> [Source data]
[Begin]
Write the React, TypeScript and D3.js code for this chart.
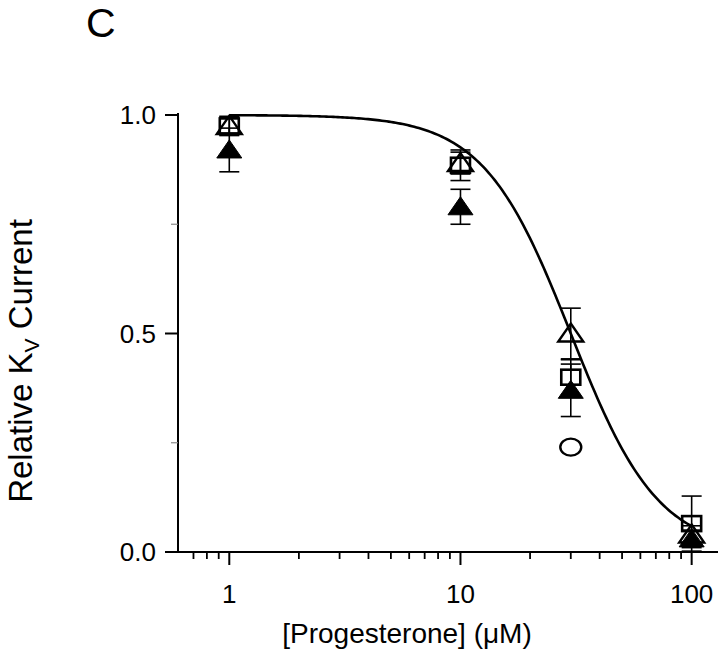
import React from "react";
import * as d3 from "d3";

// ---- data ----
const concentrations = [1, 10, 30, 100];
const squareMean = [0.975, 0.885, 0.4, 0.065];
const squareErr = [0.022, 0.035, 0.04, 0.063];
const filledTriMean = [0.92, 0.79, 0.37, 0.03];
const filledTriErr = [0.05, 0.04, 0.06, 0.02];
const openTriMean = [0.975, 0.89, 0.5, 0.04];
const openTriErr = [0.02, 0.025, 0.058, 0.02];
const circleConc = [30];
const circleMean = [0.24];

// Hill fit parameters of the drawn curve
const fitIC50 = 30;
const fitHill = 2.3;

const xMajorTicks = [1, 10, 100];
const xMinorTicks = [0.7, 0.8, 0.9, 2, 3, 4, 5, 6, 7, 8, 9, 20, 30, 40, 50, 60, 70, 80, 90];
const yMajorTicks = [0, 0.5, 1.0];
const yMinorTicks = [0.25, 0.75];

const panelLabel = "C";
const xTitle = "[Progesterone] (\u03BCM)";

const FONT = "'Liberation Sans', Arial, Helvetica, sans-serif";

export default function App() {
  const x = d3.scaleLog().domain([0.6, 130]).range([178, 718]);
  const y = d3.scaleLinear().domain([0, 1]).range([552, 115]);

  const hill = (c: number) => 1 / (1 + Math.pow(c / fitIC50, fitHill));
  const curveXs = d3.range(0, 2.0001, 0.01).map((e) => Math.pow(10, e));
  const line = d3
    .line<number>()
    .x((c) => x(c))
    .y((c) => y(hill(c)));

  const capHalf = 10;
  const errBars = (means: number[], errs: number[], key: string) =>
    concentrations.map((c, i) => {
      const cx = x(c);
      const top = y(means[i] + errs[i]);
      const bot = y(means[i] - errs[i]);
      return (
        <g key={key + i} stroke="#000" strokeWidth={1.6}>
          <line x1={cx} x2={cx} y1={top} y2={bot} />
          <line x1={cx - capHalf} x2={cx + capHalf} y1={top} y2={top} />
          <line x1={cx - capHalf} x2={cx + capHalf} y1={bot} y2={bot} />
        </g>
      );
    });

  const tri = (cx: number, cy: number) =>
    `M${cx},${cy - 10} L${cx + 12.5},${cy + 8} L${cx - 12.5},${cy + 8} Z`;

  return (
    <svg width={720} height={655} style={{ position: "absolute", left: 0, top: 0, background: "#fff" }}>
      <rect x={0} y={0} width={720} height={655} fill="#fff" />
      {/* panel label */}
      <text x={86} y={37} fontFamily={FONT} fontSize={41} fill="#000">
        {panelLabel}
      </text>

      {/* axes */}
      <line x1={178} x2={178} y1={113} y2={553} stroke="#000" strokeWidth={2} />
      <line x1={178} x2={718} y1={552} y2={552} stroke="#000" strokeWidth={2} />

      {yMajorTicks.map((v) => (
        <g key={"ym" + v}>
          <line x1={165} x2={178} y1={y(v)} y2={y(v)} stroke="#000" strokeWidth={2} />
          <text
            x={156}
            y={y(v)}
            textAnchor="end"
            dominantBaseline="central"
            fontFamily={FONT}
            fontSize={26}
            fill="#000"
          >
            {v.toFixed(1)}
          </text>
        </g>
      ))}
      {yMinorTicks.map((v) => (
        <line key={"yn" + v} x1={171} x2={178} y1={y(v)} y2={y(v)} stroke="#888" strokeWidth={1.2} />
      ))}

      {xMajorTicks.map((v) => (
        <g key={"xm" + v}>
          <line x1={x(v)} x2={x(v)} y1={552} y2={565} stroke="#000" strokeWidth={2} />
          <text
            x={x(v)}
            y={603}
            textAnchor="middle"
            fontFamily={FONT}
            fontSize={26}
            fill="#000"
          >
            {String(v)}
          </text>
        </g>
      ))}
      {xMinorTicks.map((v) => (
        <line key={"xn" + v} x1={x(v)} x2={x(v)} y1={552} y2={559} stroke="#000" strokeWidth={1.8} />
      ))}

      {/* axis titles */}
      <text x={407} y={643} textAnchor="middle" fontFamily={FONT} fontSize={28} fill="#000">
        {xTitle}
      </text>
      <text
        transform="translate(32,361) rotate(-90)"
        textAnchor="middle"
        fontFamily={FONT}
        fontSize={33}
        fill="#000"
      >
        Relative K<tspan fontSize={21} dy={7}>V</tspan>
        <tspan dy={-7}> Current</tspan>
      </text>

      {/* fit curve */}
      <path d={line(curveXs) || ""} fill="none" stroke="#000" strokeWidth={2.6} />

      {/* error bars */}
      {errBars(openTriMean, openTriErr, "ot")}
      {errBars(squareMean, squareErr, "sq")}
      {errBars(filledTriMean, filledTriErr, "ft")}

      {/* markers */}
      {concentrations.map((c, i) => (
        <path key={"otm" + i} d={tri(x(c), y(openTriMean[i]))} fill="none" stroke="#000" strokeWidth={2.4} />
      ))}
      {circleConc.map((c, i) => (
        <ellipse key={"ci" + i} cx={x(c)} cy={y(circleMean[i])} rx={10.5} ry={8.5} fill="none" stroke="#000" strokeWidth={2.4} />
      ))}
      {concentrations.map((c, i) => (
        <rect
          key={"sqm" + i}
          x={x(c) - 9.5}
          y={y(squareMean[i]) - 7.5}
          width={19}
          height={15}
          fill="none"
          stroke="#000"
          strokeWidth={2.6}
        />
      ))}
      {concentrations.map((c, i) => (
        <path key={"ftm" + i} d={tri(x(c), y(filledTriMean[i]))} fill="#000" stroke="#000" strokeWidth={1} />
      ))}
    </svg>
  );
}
[End]
> [Task prompt] Copy every line of the listing containing the string "React".

> [Answer to this task]
Write the React, TypeScript and D3.js code for this chart.
import React from "react";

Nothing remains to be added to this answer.